Was Arbatova kritisiert, würde auch ein guter Teil der russischen Bildungsschicht unterschreiben: „Ich (...) kann zu Hause noch so schimpfen, aber das ist die Subkultursprache meiner Familie. Dabei gibt es da noch die offizielle Sprache, die man mit unbekannten Menschen spricht.“ Genau diese Grenzen begannen in Russland in den letzten Jahren mehr und mehr zu verwischen.

Die Punkgruppe Leningrad etwa bedient sich in ihren Liedtexten nur zu gerne des Mat-Sprachschatzes und schafft es damit regelmäßig in die russischen Charts. Was Leningrad-Sänger Sergei Schnurow auf der Bühne singt, das sprechen aber auch immer mehr junge Menschen auf den Straßen Russlands.

Der russische Sänger und Leader der Ska-Band „Leningrad“ Sergei Wladimirowitsch Schnurow

Corbis/ITAR-TASS Photo/Astapkovich Vladimir

Sergei Schnurow: Überzeugter Flucher und vielen Russen der Gottseibeiuns

Es sind nicht mehr länger nur die Fernfahrer, Hochofenarbeiter oder Zuhälter, die den Mat auf den Lippen führen.

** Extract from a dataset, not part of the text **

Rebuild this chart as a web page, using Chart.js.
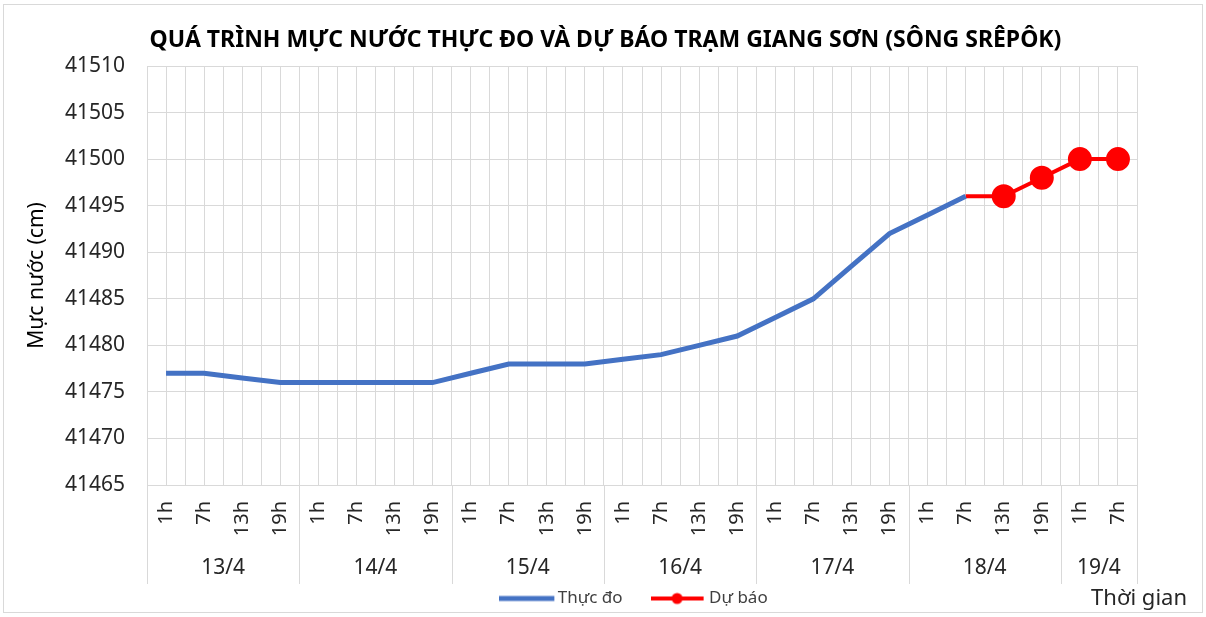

Vielmehr kann er schon fast als Sprache einer ganzen Generation bezeichnet werden. Ganz besonders bitter dürfte den konservativen Kreisen in Russland aufstoßen, dass auch immer mehr Mädchen und junge Frauen den Mat in ihre Alltagssprache integrieren - in einem Land, in dem auch 70 Jahre Kommunismus wenig an den klassischen Rollenbildern verändert haben, ein besonderer Affront. „Wenn eine Frau Mat verwendet, öffnen sich die Wunden Christi“, lautet eine russische Redewendung.

Wieder zurück an den Rand

Das neue Gesetz soll nun helfen, die alten Grenzen wiederherzustellen. Schließlich erhoffen sich Initiator Goworuchin und seine Mitstreiter, dass, wenn der Mat erst aus den Medien und von den Bühnen verschwunden ist, er auch seinen Rückzug aus der Öffentlichkeit antritt. Den Protest zahlreicher Künstler, Intellektueller und Regierungskritiker nehmen sie dafür in Kauf - wie auch den Vorwurf eines autoritären Regierungsstils.

Dabei könnte das jetzige Gesetz für die Gegner des Mat durchaus nach hinten losgehen. Gerade weil der Mat in der Sowjetzeit tabuisiert worden sei, habe er die Menschen fasziniert, sagt der Slawist und gebürtige Russe Poljakov. Wenn das stimmt, wer weiß, ob das jetzige Verbot dem Mat tatsächlich ein Ende bereitet oder nicht doch für einen neuen Vitalitätsschub sorgt.